Saturday 23 March 2013

Career


And this, ladies and gentlemen, is why I should pursue a career in acting. Because in acting, even best friends get to be this close, not talking holding hands or hugging, this close. Since no ones gonna fall in love with me, at least having someone being paid to do so isn't that bad. Even transguys need a little love and affection. Besides, she's pretty hot, from this angle especially, love her jawline. And well, I'm sorry that, when I saw the trailer to that movie, and the retarded parts of it, the first person I thought of watching it with is you. And I was wishing that even though I wasn't the first to ask, but I might still have had a chance to watch it with you. I didn't know you thought differently, and that's why I reacted that way I guess. You're like a huge trigger for me now, it's like everything you say or do, I don't know whether I can believe because of previous things that you have done.

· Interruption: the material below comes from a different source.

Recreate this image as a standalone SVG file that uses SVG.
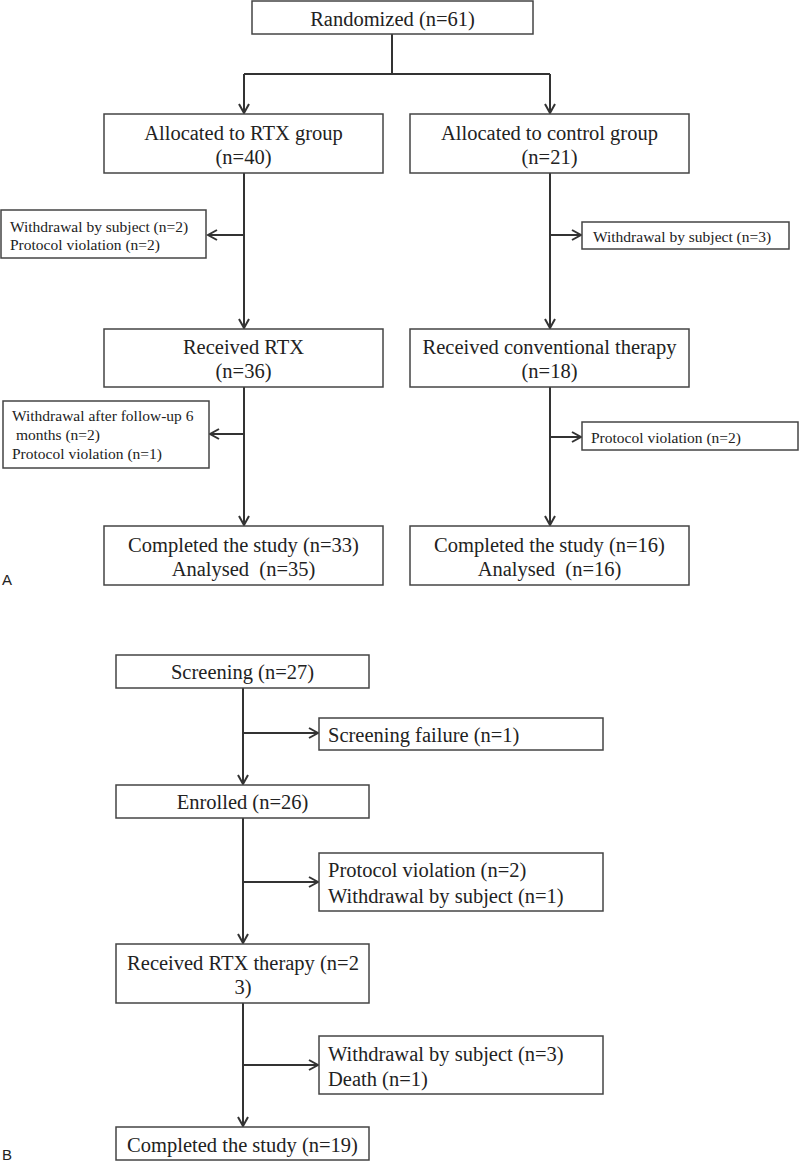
<svg xmlns="http://www.w3.org/2000/svg" width="800" height="1161" viewBox="0 0 800 1161">
<style>
.box{fill:#fff;stroke:#444;stroke-width:1.5}
.t{font-family:"Liberation Serif","Times New Roman",serif;font-size:20.5px;fill:#222}
.s{font-family:"Liberation Serif","Times New Roman",serif;font-size:15.5px;fill:#222}
.c{text-anchor:middle}
.lbl{font-family:"Liberation Sans",Arial,sans-serif;font-size:15px;fill:#222}
.ln{fill:none;stroke:#333;stroke-width:2}
</style>
<defs>
<marker id="ah" markerUnits="userSpaceOnUse" markerWidth="12" markerHeight="12" viewBox="0 0 12 12" refX="10" refY="6" orient="auto">
<path d="M1,1 L10,6 L1,11" fill="none" stroke="#333" stroke-width="2"/>
</marker>
</defs>
<rect width="800" height="1161" fill="#fff"/>
<g id="connectors">
<path class="ln" d="M392,34 V74 M244,74 H550"/>
<path class="ln" d="M244,74 V113" marker-end="url(#ah)"/>
<path class="ln" d="M550,74 V113" marker-end="url(#ah)"/>
<path class="ln" d="M244,173 V328" marker-end="url(#ah)"/>
<path class="ln" d="M244,235 H208" marker-end="url(#ah)"/>
<path class="ln" d="M550,173 V328" marker-end="url(#ah)"/>
<path class="ln" d="M550,235 H581" marker-end="url(#ah)"/>
<path class="ln" d="M244,387 V525" marker-end="url(#ah)"/>
<path class="ln" d="M244,434 H210" marker-end="url(#ah)"/>
<path class="ln" d="M550,387 V525" marker-end="url(#ah)"/>
<path class="ln" d="M550,437 H581" marker-end="url(#ah)"/>
<path class="ln" d="M243,688 V784" marker-end="url(#ah)"/>
<path class="ln" d="M243,733 H318" marker-end="url(#ah)"/>
<path class="ln" d="M243,818 V943" marker-end="url(#ah)"/>
<path class="ln" d="M243,882 H318" marker-end="url(#ah)"/>
<path class="ln" d="M243,1003 V1126" marker-end="url(#ah)"/>
<path class="ln" d="M243,1065 H318" marker-end="url(#ah)"/>
</g>
<g id="randomized"><rect class="box" x="252" y="1" width="281" height="33"/><text class="t c" x="392.5" y="26">Randomized (n=61)</text></g>
<g id="alloc-rtx"><rect class="box" x="104" y="114" width="279" height="59"/><text class="t c" x="243.5" y="140">Allocated to RTX group</text><text class="t c" x="243.5" y="164">(n=40)</text></g>
<g id="alloc-ctrl"><rect class="box" x="410" y="114" width="279" height="59"/><text class="t c" x="549.5" y="140">Allocated to control group</text><text class="t c" x="549.5" y="164">(n=21)</text></g>
<g id="excl-rtx1"><rect class="box" x="1" y="210" width="205" height="48"/><text class="s" x="10" y="232">Withdrawal by subject (n=2)</text><text class="s" x="10" y="250">Protocol violation (n=2)</text></g>
<g id="excl-ctrl1"><rect class="box" x="582" y="222" width="207" height="27"/><text class="s" x="593" y="242">Withdrawal by subject (n=3)</text></g>
<g id="recv-rtx"><rect class="box" x="104" y="329" width="279" height="58"/><text class="t c" x="243.5" y="354">Received RTX</text><text class="t c" x="243.5" y="378">(n=36)</text></g>
<g id="recv-ctrl"><rect class="box" x="410" y="329" width="279" height="58"/><text class="t c" x="549.5" y="354">Received conventional therapy</text><text class="t c" x="549.5" y="378">(n=18)</text></g>
<g id="excl-rtx2"><rect class="box" x="3" y="401" width="206" height="67"/><text class="s" x="12" y="421">Withdrawal after follow-up 6</text><text class="s" x="12" y="440" xml:space="preserve"> months (n=2)</text><text class="s" x="12" y="459">Protocol violation (n=1)</text></g>
<g id="excl-ctrl2"><rect class="box" x="582" y="422" width="216" height="28"/><text class="s" x="591" y="443">Protocol violation (n=2)</text></g>
<g id="done-rtx"><rect class="box" x="104" y="526" width="279" height="59"/><text class="t c" x="243.5" y="552">Completed the study (n=33)</text><text class="t c" x="243.5" y="576" xml:space="preserve">Analysed  (n=35)</text></g>
<g id="done-ctrl"><rect class="box" x="410" y="526" width="279" height="59"/><text class="t c" x="549.5" y="552">Completed the study (n=16)</text><text class="t c" x="549.5" y="576" xml:space="preserve">Analysed  (n=16)</text></g>
<text class="lbl" x="2" y="585">A</text>
<g id="screening"><rect class="box" x="116" y="655" width="253" height="33"/><text class="t c" x="242.5" y="679">Screening (n=27)</text></g>
<g id="screen-fail"><rect class="box" x="319" y="718" width="284" height="32"/><text class="t" x="328" y="742">Screening failure (n=1)</text></g>
<g id="enrolled"><rect class="box" x="116" y="785" width="253" height="33"/><text class="t c" x="242.5" y="809">Enrolled (n=26)</text></g>
<g id="excl-b1"><rect class="box" x="319" y="853" width="284" height="58"/><text class="t" x="328" y="877">Protocol violation (n=2)</text><text class="t" x="328" y="903">Withdrawal by subject (n=1)</text></g>
<g id="recv-b"><rect class="box" x="116" y="944" width="253" height="59"/><text class="t c" x="243" y="970">Received RTX therapy (n=2</text><text class="t c" x="243" y="994">3)</text></g>
<g id="excl-b2"><rect class="box" x="319" y="1036" width="284" height="58"/><text class="t" x="328" y="1061">Withdrawal by subject (n=3)</text><text class="t" x="328" y="1086">Death (n=1)</text></g>
<g id="done-b"><rect class="box" x="116" y="1127" width="253" height="33"/><text class="t c" x="242.5" y="1152">Completed the study (n=19)</text></g>
<text class="lbl" x="2" y="1160">B</text>
</svg>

I wish I could hand you my trust to be taken care of, but I'm afraid it will be be carelessly swept aside on a dusty shelf waiting for a day you care. So I place my trust on my own shelf, but the triggers are getting worse. It's the trauma of a high speed car crash, flashbacks, breakdowns, crippling fear to look at a car again. It's the body's defence mechanism against happiness balanced on a tower of needles. A lost child in an alley, sweating profusely, skin white and cold, eyes wide in terror, darting to and fro, transfixed upon a wall of shadows with their longs claws and crooked laughs. I wish I could stay mad at you, but there's no way for me to. You know exactly how to warm my insides, make me forget why I was ever angry at you in the first place. I can't help myself.